• _Objective_
Write out the listing below in full and exactly, leaving out every picture.

• _Dataset section_
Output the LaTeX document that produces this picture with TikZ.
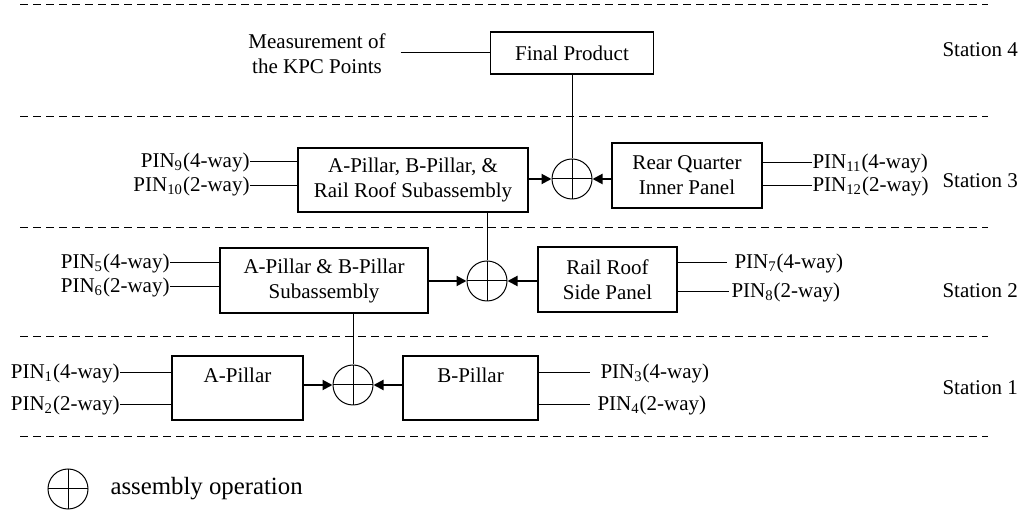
\documentclass[tikz,border=0pt]{standalone}
\usepackage{fontspec}
\setmainfont{Liberation Serif}
\usetikzlibrary{arrows.meta}
\begin{document}
\begin{tikzpicture}[x=0.5pt,y=-0.5pt,
  font=\fontsize{10.5}{12.5}\selectfont, line width=0.5pt,
  blk/.style={draw, inner sep=0pt, align=center, line width=0.6pt},
  asm/.style={draw, circle, minimum size=20pt, inner sep=0pt,
    path picture={\draw (path picture bounding box.north) -- (path picture bounding box.south)
      (path picture bounding box.west) -- (path picture bounding box.east);}},
  sepline/.style={dash pattern=on 4pt off 2.5pt, line width=0.5pt},
  arr/.style={-{Triangle[length=5pt,width=5pt]}, line width=1pt},
  pinl/.style={inner sep=0pt, anchor=east},
  pinr/.style={inner sep=0pt, anchor=west},
  stn/.style={anchor=west, inner sep=0pt}]
\useasboundingbox (0,0) rectangle (1023,512);

% station separators
\foreach \yy in {5,117,228,337,437} \draw[sepline] (20,\yy) -- (988,\yy);

% Station 4
\node[blk, minimum width=81.5pt, minimum height=21pt] (fp) at (572,53) {Final Product};
\node[align=center] (meas) at (317,54) {Measurement of\\the KPC Points};
\draw ([xshift=4pt]meas.east |- fp.west) -- (fp.west);
\node[stn] (st4) at (942,50) {Station 4};

% Station 3
\node[asm] (c3) at (572,179) {};
\draw (fp.south) -- (c3.north);
\node[blk, minimum width=115pt, minimum height=32pt] (s3L) at (413,180) {A-Pillar, B-Pillar, \&\\Rail Roof Subassembly};
\node[blk, minimum width=75pt, minimum height=32.5pt] (s3R) at (687,175.5) {Rear Quarter\\Inner Panel};
\draw[arr] (c3.west -| s3L.east) -- (c3.west);
\draw[arr] (c3.east -| s3R.west) -- (c3.east);
\node[pinl] (p9) at (250,162) {PIN\textsubscript{9}(4-way)};
\node[pinl] (p10) at (250,186) {PIN\textsubscript{10}(2-way)};
\draw (p9.east) -- (p9.east -| s3L.west);
\draw (p10.east) -- (p10.east -| s3L.west);
\node[pinr] (p11) at (812,163) {PIN\textsubscript{11}(4-way)};
\node[pinr] (p12) at (812,186) {PIN\textsubscript{12}(2-way)};
\draw (s3R.east |- p11.west) -- (p11.west);
\draw (s3R.east |- p12.west) -- (p12.west);
\node[stn] (st3) at (942,181) {Station 3};

% Station 2
\node[asm] (c2) at (487,281) {};
\draw (c2.north |- s3L.south) -- (c2.north);
\node[blk, minimum width=104pt, minimum height=32.5pt] (s2L) at (324,280.5) {A-Pillar \& B-Pillar\\Subassembly};
\node[blk, minimum width=69.5pt, minimum height=32.5pt] (s2R) at (607.5,279.5) {Rail Roof\\Side Panel};
\draw[arr] (c2.west -| s2L.east) -- (c2.west);
\draw[arr] (c2.east -| s2R.west) -- (c2.east);
\node[pinl] (p5) at (170,263) {PIN\textsubscript{5}(4-way)};
\node[pinl] (p6) at (170,287) {PIN\textsubscript{6}(2-way)};
\draw (p5.east) -- (p5.east -| s2L.west);
\draw (p6.east) -- (p6.east -| s2L.west);
\node[pinr] (p7) at (734,263) {PIN\textsubscript{7}(4-way)};
\node[pinr] (p8) at (731,292) {PIN\textsubscript{8}(2-way)};
\draw (s2R.east |- p7.west) -- ([xshift=-3.5pt]p7.west);
\draw (s2R.east |- p8.west) -- ([xshift=-1pt]p8.west);
\node[stn] (st2) at (942,291) {Station 2};

% Station 1
\node[asm] (c1) at (353,385) {};
\draw (c1.north |- s2L.south) -- (c1.north);
\node[blk, minimum width=65.5pt, minimum height=32pt] (s1L) at (237.5,388) {A-Pillar\\\mbox{}};
\node[blk, minimum width=67.5pt, minimum height=32pt] (s1R) at (470.5,388) {B-Pillar\\\mbox{}};
\draw[arr] (c1.west -| s1L.east) -- (c1.west);
\draw[arr] (c1.east -| s1R.west) -- (c1.east);
\node[pinl] (p1) at (120,373) {PIN\textsubscript{1}(4-way)};
\node[pinl] (p2) at (120,405) {PIN\textsubscript{2}(2-way)};
\draw (p1.east) -- (p1.east -| s1L.west);
\draw (p2.east) -- (p2.east -| s1L.west);
\node[pinr] (p3) at (600,373) {PIN\textsubscript{3}(4-way)};
\node[pinr] (p4) at (597,405) {PIN\textsubscript{4}(2-way)};
\draw (s1R.east |- p3.west) -- ([xshift=-5pt]p3.west);
\draw (s1R.east |- p4.west) -- ([xshift=-3.5pt]p4.west);
\node[stn] (st1) at (942,388) {Station 1};

% legend
\node[asm] (leg) at (68,489) {};
\node[anchor=west, inner sep=0pt, font=\fontsize{12.4}{14}\selectfont] (legt) at (110,489) {assembly operation};
\end{tikzpicture}
\end{document}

• _Task output_
Output the LaTeX document that produces this picture with TikZ.
\documentclass[tikz,border=0pt]{standalone}
\usepackage{fontspec}
\setmainfont{Liberation Serif}
\usetikzlibrary{arrows.meta}
\begin{document}
\begin{tikzpicture}[x=0.5pt,y=-0.5pt,
  font=\fontsize{10.5}{12.5}\selectfont, line width=0.5pt,
  blk/.style={draw, inner sep=0pt, align=center, line width=0.6pt},
  asm/.style={draw, circle, minimum size=20pt, inner sep=0pt,
    path picture={\draw (path picture bounding box.north) -- (path picture bounding box.south)
      (path picture bounding box.west) -- (path picture bounding box.east);}},
  sepline/.style={dash pattern=on 4pt off 2.5pt, line width=0.5pt},
  arr/.style={-{Triangle[length=5pt,width=5pt]}, line width=1pt},
  pinl/.style={inner sep=0pt, anchor=east},
  pinr/.style={inner sep=0pt, anchor=west},
  stn/.style={anchor=west, inner sep=0pt}]
\useasboundingbox (0,0) rectangle (1023,512);

% station separators
\foreach \yy in {5,117,228,337,437} \draw[sepline] (20,\yy) -- (988,\yy);

% Station 4
\node[blk, minimum width=81.5pt, minimum height=21pt] (fp) at (572,53) {Final Product};
\node[align=center] (meas) at (317,54) {Measurement of\\the KPC Points};
\draw ([xshift=4pt]meas.east |- fp.west) -- (fp.west);
\node[stn] (st4) at (942,50) {Station 4};

% Station 3
\node[asm] (c3) at (572,179) {};
\draw (fp.south) -- (c3.north);
\node[blk, minimum width=115pt, minimum height=32pt] (s3L) at (413,180) {A-Pillar, B-Pillar, \&\\Rail Roof Subassembly};
\node[blk, minimum width=75pt, minimum height=32.5pt] (s3R) at (687,175.5) {Rear Quarter\\Inner Panel};
\draw[arr] (c3.west -| s3L.east) -- (c3.west);
\draw[arr] (c3.east -| s3R.west) -- (c3.east);
\node[pinl] (p9) at (250,162) {PIN\textsubscript{9}(4-way)};
\node[pinl] (p10) at (250,186) {PIN\textsubscript{10}(2-way)};
\draw (p9.east) -- (p9.east -| s3L.west);
\draw (p10.east) -- (p10.east -| s3L.west);
\node[pinr] (p11) at (812,163) {PIN\textsubscript{11}(4-way)};
\node[pinr] (p12) at (812,186) {PIN\textsubscript{12}(2-way)};
\draw (s3R.east |- p11.west) -- (p11.west);
\draw (s3R.east |- p12.west) -- (p12.west);
\node[stn] (st3) at (942,181) {Station 3};

% Station 2
\node[asm] (c2) at (487,281) {};
\draw (c2.north |- s3L.south) -- (c2.north);
\node[blk, minimum width=104pt, minimum height=32.5pt] (s2L) at (324,280.5) {A-Pillar \& B-Pillar\\Subassembly};
\node[blk, minimum width=69.5pt, minimum height=32.5pt] (s2R) at (607.5,279.5) {Rail Roof\\Side Panel};
\draw[arr] (c2.west -| s2L.east) -- (c2.west);
\draw[arr] (c2.east -| s2R.west) -- (c2.east);
\node[pinl] (p5) at (170,263) {PIN\textsubscript{5}(4-way)};
\node[pinl] (p6) at (170,287) {PIN\textsubscript{6}(2-way)};
\draw (p5.east) -- (p5.east -| s2L.west);
\draw (p6.east) -- (p6.east -| s2L.west);
\node[pinr] (p7) at (734,263) {PIN\textsubscript{7}(4-way)};
\node[pinr] (p8) at (731,292) {PIN\textsubscript{8}(2-way)};
\draw (s2R.east |- p7.west) -- ([xshift=-3.5pt]p7.west);
\draw (s2R.east |- p8.west) -- ([xshift=-1pt]p8.west);
\node[stn] (st2) at (942,291) {Station 2};

% Station 1
\node[asm] (c1) at (353,385) {};
\draw (c1.north |- s2L.south) -- (c1.north);
\node[blk, minimum width=65.5pt, minimum height=32pt] (s1L) at (237.5,388) {A-Pillar\\\mbox{}};
\node[blk, minimum width=67.5pt, minimum height=32pt] (s1R) at (470.5,388) {B-Pillar\\\mbox{}};
\draw[arr] (c1.west -| s1L.east) -- (c1.west);
\draw[arr] (c1.east -| s1R.west) -- (c1.east);
\node[pinl] (p1) at (120,373) {PIN\textsubscript{1}(4-way)};
\node[pinl] (p2) at (120,405) {PIN\textsubscript{2}(2-way)};
\draw (p1.east) -- (p1.east -| s1L.west);
\draw (p2.east) -- (p2.east -| s1L.west);
\node[pinr] (p3) at (600,373) {PIN\textsubscript{3}(4-way)};
\node[pinr] (p4) at (597,405) {PIN\textsubscript{4}(2-way)};
\draw (s1R.east |- p3.west) -- ([xshift=-5pt]p3.west);
\draw (s1R.east |- p4.west) -- ([xshift=-3.5pt]p4.west);
\node[stn] (st1) at (942,388) {Station 1};

% legend
\node[asm] (leg) at (68,489) {};
\node[anchor=west, inner sep=0pt, font=\fontsize{12.4}{14}\selectfont] (legt) at (110,489) {assembly operation};
\end{tikzpicture}
\end{document}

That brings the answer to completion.